Saturday, August 20, 2011

Trouble Trouble Trouble

Oh God, I am in so much trouble. Like, words cannot even describe how gleefully terrified I am right now.

Short version:
I kissed Fsb. And it was great. And now I don't know if I should try to keep it from Wsb or not.

Long version:
You have to know that Fsb and I have a history completely separate of all the recent events. I met him about a year ago with some friends on Pearl, and we all spent the day chilling. We've been in random contact for all the time since, and despite him being massively involved with his (now ex) girlfriend, we've been always been mildly flirtacious with each other. So this is not completely coming from the vengeful place where you think it might be coming from.

We decided to hang out tonight, and it was completely friendly. We walked around old town (which is the part of town where all the houses are old as fuck and the streets are windy and badly lit) and talked pretty thoroughly about the Wsb situation.

Fsb's main issue is not the fact the his girlfriend cheated, it was that she cheated with his former best friend, and that his former best friend let it happen, which I think is a very understandable platform to have on the matter. My main issue was that Wsb essentially led me on, then acted as if he did absolutely nothing wrong (which although he technically didn't, he totally did). He made me think I had a chance, but I just turned out to be convenient.

So there we were, Fsb and I, chilling in the playground at the back of a Catholic elementary school, when Fsb straight up asks me if I want to hook up. Initially, I said no, knowing that he had vengeful motives. The dude can be ridiculously manipulative, vindictive, and scheming. I asked him seriously if things were done between he and his ex (because they've been on again/off again for forever, and I didn't want to be a rebound in the middle of an off again period) and if he was only asking to get back at Wsb.

He told me that he and his ex were done. History. And I not quite believed him, but he sounded pretty serious. He then told me that it wasn't only to get back at Wsb, but that he'd had a small thing for me since we met. And then he leaned in... and I pushed him away again, telling him that the timing was terrible and I felt like his tool of vengeance, not his conquest.
He laughed and began to back off, and then I kissed him.
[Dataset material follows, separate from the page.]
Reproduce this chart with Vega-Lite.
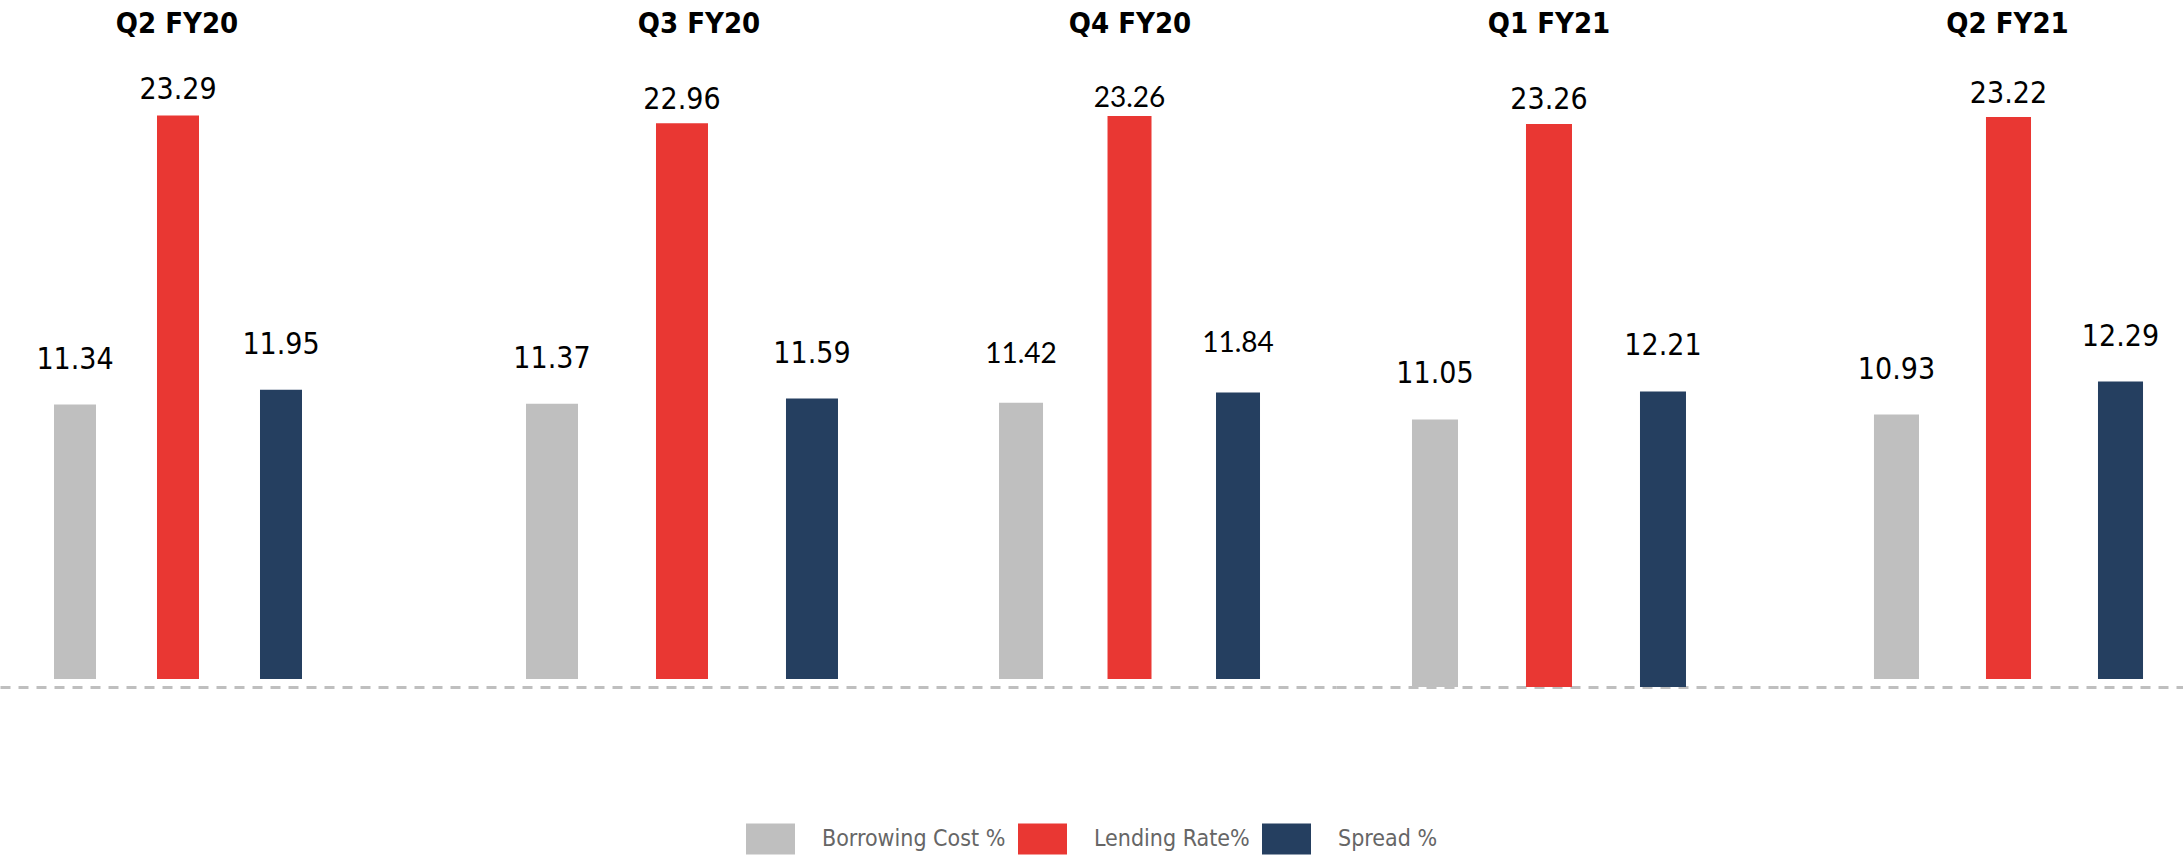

And God, did it feel good.

After 3 weeks of the same, it was nice to feel someone new, with new tricks and new traits. And I knew that I felt just as vengeful as he did, and that the fact that he had his hand up my shirt in the playground of a Catholic school just made the whole situation that much more evil-feeling. And with all the spite and vengeance raging inside me, I felt really good for the first time all week.

Afterwards, he was talking about how he hoped I would tell Wsb and that he wanted to watch the drama unfold. He wanted to know that his vengeance had been wrought. He told me that I should tell Wsb about it, just to watch the shit blow up.

Here's the issue: I'm really not that angry at Wsb anymore. It's more just pity and disgust, and I see no reason for more hurt to happen in this situation. And I don't know wether to tell Wsb or not if he asks about the bruises on my neck. I'm a truly vindictive bitch, but I cannot forget the amazing 3 weeks that I had prior to the situation.

I don't know what I think of Wsb. One morning, I woke up in love with him, actually crying because I knew he'd be leaving soon and I didn't know how to say goodbye. By the end of that day, I never wanted to speak to him, let alone see his face again.

And now I've kissed Fsb, and I have the power to completely betray Wsb in return for his betrayal of me, the question is, will I use it? Will I knowingly hurt the boy that I was so enamored of? If I do, where will that put me on the hypocrisy scale? Where will I stand with Fsb?


Good God, I'm in trouble.
Julia

1 comment:

  1. No. Don't hurt anyone. That's all I'm going to say.